BEGIN
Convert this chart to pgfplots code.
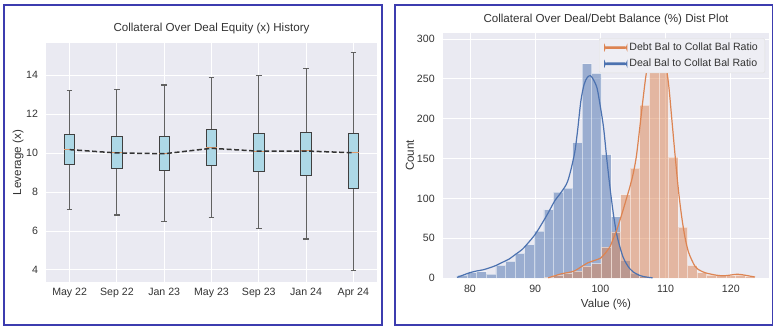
\documentclass[border=0pt]{standalone}
\usepackage{pgfplots}
\pgfplotsset{compat=1.18}
\usepackage{pgfplotstable}
\usepgfplotslibrary{statistics}
\usepackage{fontspec}
\setmainfont{Liberation Sans}

\definecolor{bgc}{HTML}{EAEAF2}
\definecolor{legbg}{HTML}{EEEEF4}
\definecolor{sbblue}{HTML}{4C72B0}
\definecolor{sborange}{HTML}{DD8452}
\definecolor{boxblue}{HTML}{ADD8E6}
\definecolor{medorange}{HTML}{E09A6A}
\definecolor{framec}{RGB}{60,60,175}
\definecolor{txt}{HTML}{333333}

\pgfplotstableread{
pos lw lq med uq uw
0 7.12 9.44 10.18 10.97 13.24
1 6.82 9.22 10.01 10.85 13.28
2 6.50 9.10 9.97 10.88 13.50
3 6.69 9.38 10.27 11.20 13.91
4 6.12 9.07 10.11 11.02 13.98
5 5.59 8.84 10.13 11.07 14.34
6 3.95 8.20 10.01 11.02 15.15
}\boxdata

\pgfplotstableread{
edge count
78.10 4
79.57 7
81.04 8
82.51 5
83.98 16
85.45 21
86.92 31
88.39 42
89.86 59
91.33 86
92.80 108
94.27 113
95.74 170
97.21 269
98.68 257
100.15 155
101.62 77
103.09 22
104.56 6
106.03 2
107.50 0
}\dealhist

\pgfplotstableread{
edge count
91.33 1
92.80 4
94.27 6
95.74 9
97.21 15
98.68 18
100.15 39
101.62 58
103.09 105
104.56 138
106.03 217
107.50 292
108.97 278
110.44 152
111.91 64
113.38 16
114.85 7
116.32 4
117.79 3
119.26 3
120.73 4
122.20 2
123.67 0
}\debthist

\pgfplotstableread{
x y
78.0 1
79.0 4
80.0 7
81.0 9
82.0 10.5
83.0 13
84.0 16
85.0 20
86.0 24
87.0 30
88.0 36
89.0 45
90.0 55
91.0 68
92.0 82
93.0 97
94.0 108
95.0 122
96.0 155
96.5 185
97.0 222
97.5 243
98.0 252
98.5 254
99.0 248
99.5 238
100.0 215
100.5 188
101.0 148
101.5 112
102.0 80
102.5 55
103.0 39
103.5 26
104.0 18
104.5 12
105.0 8
106.0 3.5
107.0 1.5
108.0 0.5
}\dealkde

\pgfplotstableread{
x y
92.0 0.5
93.0 3
94.0 5.5
95.0 7
96.0 9
97.0 14
98.0 19
99.0 22
100.0 25
100.5 29
101.0 34
101.5 40
102.0 50
102.5 60
103.0 73
103.5 86
104.0 100
104.5 114
105.0 130
105.5 152
106.0 186
106.5 222
107.0 255
107.5 276
108.0 288
108.5 292
109.0 290
109.5 287
110.0 270
110.5 240
111.0 195
111.5 150
112.0 108
112.5 75
113.0 50
113.5 33
114.0 23
114.5 15
115.0 11
116.0 7
117.0 5
118.0 3.5
119.0 3
120.0 4
121.0 5
122.0 4
123.0 2.5
123.7 1.5
}\debtkde

\pgfplotsset{
  sbstyle/.style={
    scale only axis,
    axis background/.style={fill=bgc},
    axis line style={draw=none},
    major tick length=0pt,
    grid=major,
    grid style={white, line width=0.9pt},
    tick label style={font=\fontsize{10.6}{12}\selectfont, text=txt},
    /pgf/number format/assume math mode=true,
    xticklabel style={anchor=base, yshift=-14pt},
    yticklabel style={anchor=east, xshift=-4.5pt},
    label style={font=\fontsize{11.6}{13}\selectfont, text=txt},
    title style={font=\fontsize{11.6}{13}\selectfont, text=txt, anchor=base},
  }
}

\begin{document}
\begin{tikzpicture}
\path[use as bounding box] (0pt,0pt) rectangle (780pt,328pt);
\draw[framec, line width=1.4pt] (4pt,3pt) rectangle (382pt,323pt);
\draw[framec, line width=1.4pt] (395pt,3pt) rectangle (772.3pt,323pt);

% Left: boxplots
\begin{axis}[sbstyle,
  at={(46pt,46pt)}, anchor=south west,
  width=331pt, height=239pt,
  xmin=-0.5, xmax=6.5, ymin=3.38, ymax=15.66,
  xtick={0,...,6},
  xticklabels={May 22,Sep 22,Jan 23,May 23,Sep 23,Jan 24,Apr 24},
  ytick={4,6,...,14},
  ylabel={Leverage (x)},
  ylabel style={at={(axis description cs:-0.0755,0.5)}, anchor=base},
  title={Collateral Over Deal Equity (x) History},
  title style={at={(axis description cs:0.5,1)}, yshift=5.4pt},
  boxplot/draw direction=y,
  boxplot/every whisker/.style={draw=black!62, line width=1.1pt},
  boxplot/every median/.style={draw=medorange, line width=1pt},
]
\pgfplotsinvokeforeach{0,...,6}{
  \pgfplotstablegetelem{#1}{lw}\of\boxdata \let\bLW\pgfplotsretval
  \pgfplotstablegetelem{#1}{lq}\of\boxdata \let\bLQ\pgfplotsretval
  \pgfplotstablegetelem{#1}{med}\of\boxdata \let\bMED\pgfplotsretval
  \pgfplotstablegetelem{#1}{uq}\of\boxdata \let\bUQ\pgfplotsretval
  \pgfplotstablegetelem{#1}{uw}\of\boxdata \let\bUW\pgfplotsretval
  \edef\doboxplot{\noexpand\addplot[draw=black!75, fill=boxblue, line width=0.9pt,
    boxplot prepared={draw direction=y, lower whisker=\bLW, lower quartile=\bLQ, median=\bMED,
      upper quartile=\bUQ, upper whisker=\bUW,
      draw position=#1, box extend=0.22, whisker extend=0.12}]
    coordinates {};}
  \doboxplot
}
\addplot[black!80, line width=1.5pt, dash pattern=on 5pt off 2.5pt]
  coordinates {(0,10.18) (1,10.01) (2,9.97) (3,10.25) (4,10.10) (5,10.11) (6,10.02)};
\end{axis}

% Right: histograms
\begin{axis}[sbstyle,
  at={(442.7pt,49.8pt)}, anchor=south west,
  width=326.6pt, height=245.5pt,
  xmin=75.82, xmax=125.9, ymin=0, ymax=308,
  xtick={80,90,...,120},
  ytick={0,50,...,300},
  xlabel={Value (\%)},
  xlabel style={at={(axis description cs:0.5,0)}, anchor=base, yshift=-29.3pt},
  ylabel={Count},
  ylabel style={at={(axis description cs:-0.0879,0.5)}, anchor=base},
  title={Collateral Over Deal/Debt Balance (\%) Dist Plot},
  title style={at={(axis description cs:0.5,1)}, yshift=4.4pt},
  legend cell align=left,
  reverse legend,
  legend style={at={(rel axis cs:0.987,0.977)}, anchor=north east,
    fill=legbg, draw=black!12,
    rounded corners=2pt, font=\fontsize{10.6}{12}\selectfont,
    inner xsep=5pt, inner ysep=2.5pt, row sep=3pt},
]
\addplot[ybar interval, fill=sbblue, draw=white, opacity=0.5, line width=0.7pt, forget plot]
  table[x=edge, y=count] {\dealhist};
\addplot[ybar interval, fill=sborange, draw=white, opacity=0.5, line width=0.7pt, forget plot]
  table[x=edge, y=count] {\debthist};
\addplot[draw=sbblue, line width=1.2pt, smooth,
  legend image code/.code={\fill[sbblue] (0pt,-0.75pt) rectangle (22pt,0.75pt);}]
  table[x=x, y=y] {\dealkde};
\addlegendentry{\textcolor{txt}{Deal Bal to Collat Bal Ratio}}
\addplot[draw=sborange, line width=1.2pt, smooth,
  legend image code/.code={\fill[sborange] (0pt,-0.75pt) rectangle (22pt,0.75pt);}]
  table[x=x, y=y] {\debtkde};
\addlegendentry{\textcolor{txt}{Debt Bal to Collat Bal Ratio}}
\end{axis}
\end{tikzpicture}
\end{document}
END
AIM
Reproduce each line exactly as it appears, omitting the pictures.

RESULT BELOW
Convert this chart to pgfplots code.
\documentclass[border=0pt]{standalone}
\usepackage{pgfplots}
\pgfplotsset{compat=1.18}
\usepackage{pgfplotstable}
\usepgfplotslibrary{statistics}
\usepackage{fontspec}
\setmainfont{Liberation Sans}

\definecolor{bgc}{HTML}{EAEAF2}
\definecolor{legbg}{HTML}{EEEEF4}
\definecolor{sbblue}{HTML}{4C72B0}
\definecolor{sborange}{HTML}{DD8452}
\definecolor{boxblue}{HTML}{ADD8E6}
\definecolor{medorange}{HTML}{E09A6A}
\definecolor{framec}{RGB}{60,60,175}
\definecolor{txt}{HTML}{333333}

\pgfplotstableread{
pos lw lq med uq uw
0 7.12 9.44 10.18 10.97 13.24
1 6.82 9.22 10.01 10.85 13.28
2 6.50 9.10 9.97 10.88 13.50
3 6.69 9.38 10.27 11.20 13.91
4 6.12 9.07 10.11 11.02 13.98
5 5.59 8.84 10.13 11.07 14.34
6 3.95 8.20 10.01 11.02 15.15
}\boxdata

\pgfplotstableread{
edge count
78.10 4
79.57 7
81.04 8
82.51 5
83.98 16
85.45 21
86.92 31
88.39 42
89.86 59
91.33 86
92.80 108
94.27 113
95.74 170
97.21 269
98.68 257
100.15 155
101.62 77
103.09 22
104.56 6
106.03 2
107.50 0
}\dealhist

\pgfplotstableread{
edge count
91.33 1
92.80 4
94.27 6
95.74 9
97.21 15
98.68 18
100.15 39
101.62 58
103.09 105
104.56 138
106.03 217
107.50 292
108.97 278
110.44 152
111.91 64
113.38 16
114.85 7
116.32 4
117.79 3
119.26 3
120.73 4
122.20 2
123.67 0
}\debthist

\pgfplotstableread{
x y
78.0 1
79.0 4
80.0 7
81.0 9
82.0 10.5
83.0 13
84.0 16
85.0 20
86.0 24
87.0 30
88.0 36
89.0 45
90.0 55
91.0 68
92.0 82
93.0 97
94.0 108
95.0 122
96.0 155
96.5 185
97.0 222
97.5 243
98.0 252
98.5 254
99.0 248
99.5 238
100.0 215
100.5 188
101.0 148
101.5 112
102.0 80
102.5 55
103.0 39
103.5 26
104.0 18
104.5 12
105.0 8
106.0 3.5
107.0 1.5
108.0 0.5
}\dealkde

\pgfplotstableread{
x y
92.0 0.5
93.0 3
94.0 5.5
95.0 7
96.0 9
97.0 14
98.0 19
99.0 22
100.0 25
100.5 29
101.0 34
101.5 40
102.0 50
102.5 60
103.0 73
103.5 86
104.0 100
104.5 114
105.0 130
105.5 152
106.0 186
106.5 222
107.0 255
107.5 276
108.0 288
108.5 292
109.0 290
109.5 287
110.0 270
110.5 240
111.0 195
111.5 150
112.0 108
112.5 75
113.0 50
113.5 33
114.0 23
114.5 15
115.0 11
116.0 7
117.0 5
118.0 3.5
119.0 3
120.0 4
121.0 5
122.0 4
123.0 2.5
123.7 1.5
}\debtkde

\pgfplotsset{
  sbstyle/.style={
    scale only axis,
    axis background/.style={fill=bgc},
    axis line style={draw=none},
    major tick length=0pt,
    grid=major,
    grid style={white, line width=0.9pt},
    tick label style={font=\fontsize{10.6}{12}\selectfont, text=txt},
    /pgf/number format/assume math mode=true,
    xticklabel style={anchor=base, yshift=-14pt},
    yticklabel style={anchor=east, xshift=-4.5pt},
    label style={font=\fontsize{11.6}{13}\selectfont, text=txt},
    title style={font=\fontsize{11.6}{13}\selectfont, text=txt, anchor=base},
  }
}

\begin{document}
\begin{tikzpicture}
\path[use as bounding box] (0pt,0pt) rectangle (780pt,328pt);
\draw[framec, line width=1.4pt] (4pt,3pt) rectangle (382pt,323pt);
\draw[framec, line width=1.4pt] (395pt,3pt) rectangle (772.3pt,323pt);

% Left: boxplots
\begin{axis}[sbstyle,
  at={(46pt,46pt)}, anchor=south west,
  width=331pt, height=239pt,
  xmin=-0.5, xmax=6.5, ymin=3.38, ymax=15.66,
  xtick={0,...,6},
  xticklabels={May 22,Sep 22,Jan 23,May 23,Sep 23,Jan 24,Apr 24},
  ytick={4,6,...,14},
  ylabel={Leverage (x)},
  ylabel style={at={(axis description cs:-0.0755,0.5)}, anchor=base},
  title={Collateral Over Deal Equity (x) History},
  title style={at={(axis description cs:0.5,1)}, yshift=5.4pt},
  boxplot/draw direction=y,
  boxplot/every whisker/.style={draw=black!62, line width=1.1pt},
  boxplot/every median/.style={draw=medorange, line width=1pt},
]
\pgfplotsinvokeforeach{0,...,6}{
  \pgfplotstablegetelem{#1}{lw}\of\boxdata \let\bLW\pgfplotsretval
  \pgfplotstablegetelem{#1}{lq}\of\boxdata \let\bLQ\pgfplotsretval
  \pgfplotstablegetelem{#1}{med}\of\boxdata \let\bMED\pgfplotsretval
  \pgfplotstablegetelem{#1}{uq}\of\boxdata \let\bUQ\pgfplotsretval
  \pgfplotstablegetelem{#1}{uw}\of\boxdata \let\bUW\pgfplotsretval
  \edef\doboxplot{\noexpand\addplot[draw=black!75, fill=boxblue, line width=0.9pt,
    boxplot prepared={draw direction=y, lower whisker=\bLW, lower quartile=\bLQ, median=\bMED,
      upper quartile=\bUQ, upper whisker=\bUW,
      draw position=#1, box extend=0.22, whisker extend=0.12}]
    coordinates {};}
  \doboxplot
}
\addplot[black!80, line width=1.5pt, dash pattern=on 5pt off 2.5pt]
  coordinates {(0,10.18) (1,10.01) (2,9.97) (3,10.25) (4,10.10) (5,10.11) (6,10.02)};
\end{axis}

% Right: histograms
\begin{axis}[sbstyle,
  at={(442.7pt,49.8pt)}, anchor=south west,
  width=326.6pt, height=245.5pt,
  xmin=75.82, xmax=125.9, ymin=0, ymax=308,
  xtick={80,90,...,120},
  ytick={0,50,...,300},
  xlabel={Value (\%)},
  xlabel style={at={(axis description cs:0.5,0)}, anchor=base, yshift=-29.3pt},
  ylabel={Count},
  ylabel style={at={(axis description cs:-0.0879,0.5)}, anchor=base},
  title={Collateral Over Deal/Debt Balance (\%) Dist Plot},
  title style={at={(axis description cs:0.5,1)}, yshift=4.4pt},
  legend cell align=left,
  reverse legend,
  legend style={at={(rel axis cs:0.987,0.977)}, anchor=north east,
    fill=legbg, draw=black!12,
    rounded corners=2pt, font=\fontsize{10.6}{12}\selectfont,
    inner xsep=5pt, inner ysep=2.5pt, row sep=3pt},
]
\addplot[ybar interval, fill=sbblue, draw=white, opacity=0.5, line width=0.7pt, forget plot]
  table[x=edge, y=count] {\dealhist};
\addplot[ybar interval, fill=sborange, draw=white, opacity=0.5, line width=0.7pt, forget plot]
  table[x=edge, y=count] {\debthist};
\addplot[draw=sbblue, line width=1.2pt, smooth,
  legend image code/.code={\fill[sbblue] (0pt,-0.75pt) rectangle (22pt,0.75pt);}]
  table[x=x, y=y] {\dealkde};
\addlegendentry{\textcolor{txt}{Deal Bal to Collat Bal Ratio}}
\addplot[draw=sborange, line width=1.2pt, smooth,
  legend image code/.code={\fill[sborange] (0pt,-0.75pt) rectangle (22pt,0.75pt);}]
  table[x=x, y=y] {\debtkde};
\addlegendentry{\textcolor{txt}{Debt Bal to Collat Bal Ratio}}
\end{axis}
\end{tikzpicture}
\end{document}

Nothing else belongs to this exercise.